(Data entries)
>> begin

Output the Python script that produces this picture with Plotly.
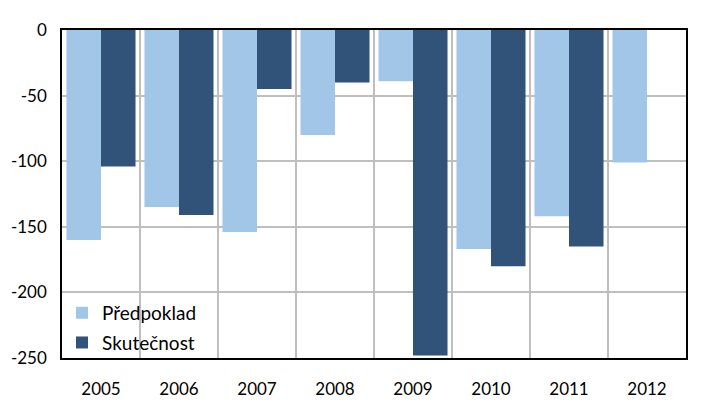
import plotly.graph_objects as go

years = ["2005", "2006", "2007", "2008", "2009", "2010", "2011", "2012"]
predpoklad = [-160, -135, -154, -80, -39, -167, -142, -101]
skutecnost = [-104, -141, -45, -40, -248, -180, -165, None]
y_ticks = [0, -50, -100, -150, -200, -250]

LIGHT = "#A1C6E7"
DARK = "#31537A"
FONT = "Lato"

fig = go.Figure()
fig.add_trace(go.Bar(x=years, y=predpoklad, name="Předpoklad",
                     marker=dict(color=LIGHT, line=dict(width=0)), legendgroup="a"))
fig.add_trace(go.Bar(x=years, y=skutecnost, name="Skutečnost",
                     marker=dict(color=DARK, line=dict(width=0)), legendgroup="b"))

W, H = 711, 412
ml, mr, mt, mb = 62, 25, 29.5, 54
pw = W - ml - mr
ph = H - mt - mb

fig.update_layout(
    width=W, height=H,
    margin=dict(l=ml, r=mr, t=mt, b=mb, pad=0, autoexpand=False),
    paper_bgcolor="white", plot_bgcolor="white",
    barmode="group", bargap=0.115, bargroupgap=0,
    font=dict(family=FONT, size=17, color="black"),
    showlegend=True,
    legend=dict(x=0.0, y=-0.012, xanchor="left", yanchor="bottom",
                bgcolor="rgba(0,0,0,0)", borderwidth=0,
                font=dict(family=FONT, size=19, color="black"),
                traceorder="grouped", tracegroupgap=2,
                itemwidth=30),
    xaxis=dict(type="category", tickson="boundaries", showgrid=True,
               gridcolor="#BFBFBF", gridwidth=1.5, ticks="",
               ticklabelstandoff=15, automargin=False,
               showline=True, linecolor="black", linewidth=1.5, mirror=True,
               tickfont=dict(family=FONT, size=17)),
    yaxis=dict(range=[-250, 0], tickvals=y_ticks, ticktext=[str(v) for v in y_ticks],
               showgrid=True, gridcolor="#BFBFBF", gridwidth=1.5, automargin=False,
               zeroline=False, ticks="", ticklabelstandoff=10,
               showline=True, linecolor="black", linewidth=1.5, mirror=True,
               tickfont=dict(family=FONT, size=17)),
)

# white legend backdrop (hides grid behind legend, keeps frame visible)
fig.add_shape(type="rect", xref="paper", yref="y", layer="between",
              x0=0, x1=143 / pw, y0=-248.5, y1=-202.5,
              fillcolor="white", line=dict(width=0))

fig.add_annotation(text="(mld. Kč)", xref="paper", yref="paper",
                   x=-(ml - 1) / pw, y=1 + (mt - 2) / ph,
                   xanchor="left", yanchor="bottom", showarrow=False,
                   font=dict(family=FONT, size=25, color="black"))

fig.write_html("out.html", config={"displayModeBar": False},
               post_script="document.body.style.margin='0';")
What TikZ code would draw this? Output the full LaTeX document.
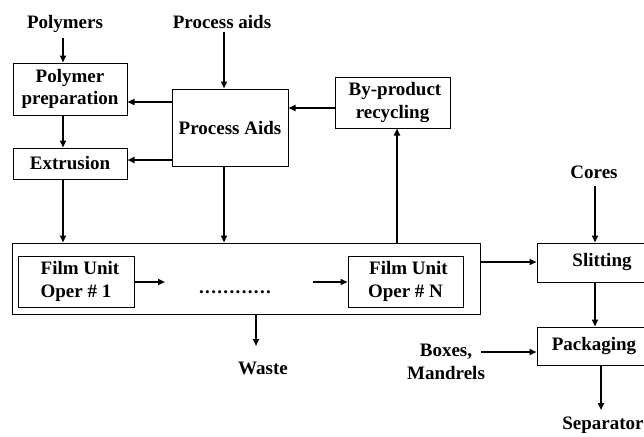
\documentclass[tikz,border=0pt]{standalone}
\usepackage{fontspec}
\setmainfont{Liberation Serif}
\usetikzlibrary{arrows.meta}
\begin{document}
\begin{tikzpicture}[x=1pt,y=-1pt,
  every node/.style={font=\fontsize{19}{22.5}\selectfont\bfseries, inner sep=0pt, align=center},
  box/.style={draw, line width=1pt},
  arr/.style={line width=2pt, -{Triangle[length=7pt,width=6pt]}},
  ln/.style={line width=2pt}]
\useasboundingbox (0,0) rectangle (644,436);
\begin{scope}
\clip (0,0) rectangle (644,436);
% labels
\node (polymers) at (65,24) {Polymers};
\node (paids) at (222,22) {Process aids};
\node (cores) at (594,172) {Cores};
\node (waste) at (263,368) {Waste};
\node (boxes) at (446,362) {Boxes,\\Mandrels};
\node (sep) at (603,425) {Separator};
% boxes
\node[box, minimum width=114, minimum height=52] (pp) at (70,89) {Polymer\\preparation};
\node[box, minimum width=114, minimum height=31] (ex) at (70,163.5) {Extrusion};
\node[box, minimum width=116, minimum height=77] (pa) at (230,127.5) {Process Aids};
\node[box, minimum width=115, minimum height=51] (bp) at (392.5,102.5) {\hspace*{5pt}By-product\\recycling};
\node[draw, line width=1pt, minimum width=468, minimum height=71] (plant) at (246,278.5) {};
\node[box, minimum width=116, minimum height=51] (f1) at (76,281.5) {\hspace*{8pt}Film Unit\\Oper \# 1};
\node[box, minimum width=115, minimum height=51] (fn) at (405.5,281.5) {\hspace*{6pt}Film Unit\\Oper \# N};
\node (dots) at (235,292) {.\kern1.35pt.\kern1.35pt.\kern1.35pt.\kern1.35pt.\kern1.35pt.\kern1.35pt.\kern1.35pt.\kern1.35pt.\kern1.35pt.\kern1.35pt.\kern1.35pt.};
\node[box, minimum width=110, minimum height=39, label={[xshift=10pt]center:Slitting}] (sl) at (592,262.5) {};
\node[box, minimum width=110, minimum height=38, label={[xshift=2pt]center:Packaging}] (pk) at (592,346) {};
\coordinate (dotsL) at (165,282);
\coordinate (dotsR) at (313,282);
% connectors
\draw[arr] (63,38) -- (pp.north -| 63,0);
\draw[arr] (paids.south -| 224,0) ++(0,3) -- (pa.north -| 224,0);
\draw[arr] (pp.south -| 63,0) -- (ex.north -| 63,0);
\draw[arr] (pa.west |- 0,102) -- (pp.east |- 0,102);
\draw[arr] (pa.west |- 0,160) -- (ex.east |- 0,160);
\draw[arr] (ex.south -| 63,0) -- (plant.north -| 63,0);
\draw[arr] (pa.south -| 224,0) -- (plant.north -| 224,0);
\draw[arr] (bp.west |- 0,108) -- (pa.east |- 0,108);
\draw[arr] (plant.north -| 397,0) -- (bp.south -| 397,0);
\draw[arr] (f1.east |- dotsL) -- (dotsL);
\draw[arr] (dotsR) -- (fn.west |- dotsR);
\draw[arr] (plant.south -| 256,0) -- (256,346);
\draw[arr] (plant.east |- 0,262) -- (sl.west |- 0,262);
\draw[arr] (595,186) -- (sl.north -| 595,0);
\draw[arr] (sl.south -| 595,0) -- (pk.north -| 595,0);
\draw[arr] (481,352) -- (pk.west |- 0,352);
\draw[arr] (pk.south -| 601,0) -- (601,410);
\end{scope}
\end{tikzpicture}
\end{document}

>> end

◆ Exercise objective ◆
Without the pictures, return all the records precisely as they stand.

◆ Written reply ◆
Output the Python script that produces this picture with Plotly.
import plotly.graph_objects as go

years = ["2005", "2006", "2007", "2008", "2009", "2010", "2011", "2012"]
predpoklad = [-160, -135, -154, -80, -39, -167, -142, -101]
skutecnost = [-104, -141, -45, -40, -248, -180, -165, None]
y_ticks = [0, -50, -100, -150, -200, -250]

LIGHT = "#A1C6E7"
DARK = "#31537A"
FONT = "Lato"

fig = go.Figure()
fig.add_trace(go.Bar(x=years, y=predpoklad, name="Předpoklad",
                     marker=dict(color=LIGHT, line=dict(width=0)), legendgroup="a"))
fig.add_trace(go.Bar(x=years, y=skutecnost, name="Skutečnost",
                     marker=dict(color=DARK, line=dict(width=0)), legendgroup="b"))

W, H = 711, 412
ml, mr, mt, mb = 62, 25, 29.5, 54
pw = W - ml - mr
ph = H - mt - mb

fig.update_layout(
    width=W, height=H,
    margin=dict(l=ml, r=mr, t=mt, b=mb, pad=0, autoexpand=False),
    paper_bgcolor="white", plot_bgcolor="white",
    barmode="group", bargap=0.115, bargroupgap=0,
    font=dict(family=FONT, size=17, color="black"),
    showlegend=True,
    legend=dict(x=0.0, y=-0.012, xanchor="left", yanchor="bottom",
                bgcolor="rgba(0,0,0,0)", borderwidth=0,
                font=dict(family=FONT, size=19, color="black"),
                traceorder="grouped", tracegroupgap=2,
                itemwidth=30),
    xaxis=dict(type="category", tickson="boundaries", showgrid=True,
               gridcolor="#BFBFBF", gridwidth=1.5, ticks="",
               ticklabelstandoff=15, automargin=False,
               showline=True, linecolor="black", linewidth=1.5, mirror=True,
               tickfont=dict(family=FONT, size=17)),
    yaxis=dict(range=[-250, 0], tickvals=y_ticks, ticktext=[str(v) for v in y_ticks],
               showgrid=True, gridcolor="#BFBFBF", gridwidth=1.5, automargin=False,
               zeroline=False, ticks="", ticklabelstandoff=10,
               showline=True, linecolor="black", linewidth=1.5, mirror=True,
               tickfont=dict(family=FONT, size=17)),
)

# white legend backdrop (hides grid behind legend, keeps frame visible)
fig.add_shape(type="rect", xref="paper", yref="y", layer="between",
              x0=0, x1=143 / pw, y0=-248.5, y1=-202.5,
              fillcolor="white", line=dict(width=0))

fig.add_annotation(text="(mld. Kč)", xref="paper", yref="paper",
                   x=-(ml - 1) / pw, y=1 + (mt - 2) / ph,
                   xanchor="left", yanchor="bottom", showarrow=False,
                   font=dict(family=FONT, size=25, color="black"))

fig.write_html("out.html", config={"displayModeBar": False},
               post_script="document.body.style.margin='0';")
What TikZ code would draw this? Output the full LaTeX document.
\documentclass[tikz,border=0pt]{standalone}
\usepackage{fontspec}
\setmainfont{Liberation Serif}
\usetikzlibrary{arrows.meta}
\begin{document}
\begin{tikzpicture}[x=1pt,y=-1pt,
  every node/.style={font=\fontsize{19}{22.5}\selectfont\bfseries, inner sep=0pt, align=center},
  box/.style={draw, line width=1pt},
  arr/.style={line width=2pt, -{Triangle[length=7pt,width=6pt]}},
  ln/.style={line width=2pt}]
\useasboundingbox (0,0) rectangle (644,436);
\begin{scope}
\clip (0,0) rectangle (644,436);
% labels
\node (polymers) at (65,24) {Polymers};
\node (paids) at (222,22) {Process aids};
\node (cores) at (594,172) {Cores};
\node (waste) at (263,368) {Waste};
\node (boxes) at (446,362) {Boxes,\\Mandrels};
\node (sep) at (603,425) {Separator};
% boxes
\node[box, minimum width=114, minimum height=52] (pp) at (70,89) {Polymer\\preparation};
\node[box, minimum width=114, minimum height=31] (ex) at (70,163.5) {Extrusion};
\node[box, minimum width=116, minimum height=77] (pa) at (230,127.5) {Process Aids};
\node[box, minimum width=115, minimum height=51] (bp) at (392.5,102.5) {\hspace*{5pt}By-product\\recycling};
\node[draw, line width=1pt, minimum width=468, minimum height=71] (plant) at (246,278.5) {};
\node[box, minimum width=116, minimum height=51] (f1) at (76,281.5) {\hspace*{8pt}Film Unit\\Oper \# 1};
\node[box, minimum width=115, minimum height=51] (fn) at (405.5,281.5) {\hspace*{6pt}Film Unit\\Oper \# N};
\node (dots) at (235,292) {.\kern1.35pt.\kern1.35pt.\kern1.35pt.\kern1.35pt.\kern1.35pt.\kern1.35pt.\kern1.35pt.\kern1.35pt.\kern1.35pt.\kern1.35pt.\kern1.35pt.};
\node[box, minimum width=110, minimum height=39, label={[xshift=10pt]center:Slitting}] (sl) at (592,262.5) {};
\node[box, minimum width=110, minimum height=38, label={[xshift=2pt]center:Packaging}] (pk) at (592,346) {};
\coordinate (dotsL) at (165,282);
\coordinate (dotsR) at (313,282);
% connectors
\draw[arr] (63,38) -- (pp.north -| 63,0);
\draw[arr] (paids.south -| 224,0) ++(0,3) -- (pa.north -| 224,0);
\draw[arr] (pp.south -| 63,0) -- (ex.north -| 63,0);
\draw[arr] (pa.west |- 0,102) -- (pp.east |- 0,102);
\draw[arr] (pa.west |- 0,160) -- (ex.east |- 0,160);
\draw[arr] (ex.south -| 63,0) -- (plant.north -| 63,0);
\draw[arr] (pa.south -| 224,0) -- (plant.north -| 224,0);
\draw[arr] (bp.west |- 0,108) -- (pa.east |- 0,108);
\draw[arr] (plant.north -| 397,0) -- (bp.south -| 397,0);
\draw[arr] (f1.east |- dotsL) -- (dotsL);
\draw[arr] (dotsR) -- (fn.west |- dotsR);
\draw[arr] (plant.south -| 256,0) -- (256,346);
\draw[arr] (plant.east |- 0,262) -- (sl.west |- 0,262);
\draw[arr] (595,186) -- (sl.north -| 595,0);
\draw[arr] (sl.south -| 595,0) -- (pk.north -| 595,0);
\draw[arr] (481,352) -- (pk.west |- 0,352);
\draw[arr] (pk.south -| 601,0) -- (601,410);
\end{scope}
\end{tikzpicture}
\end{document}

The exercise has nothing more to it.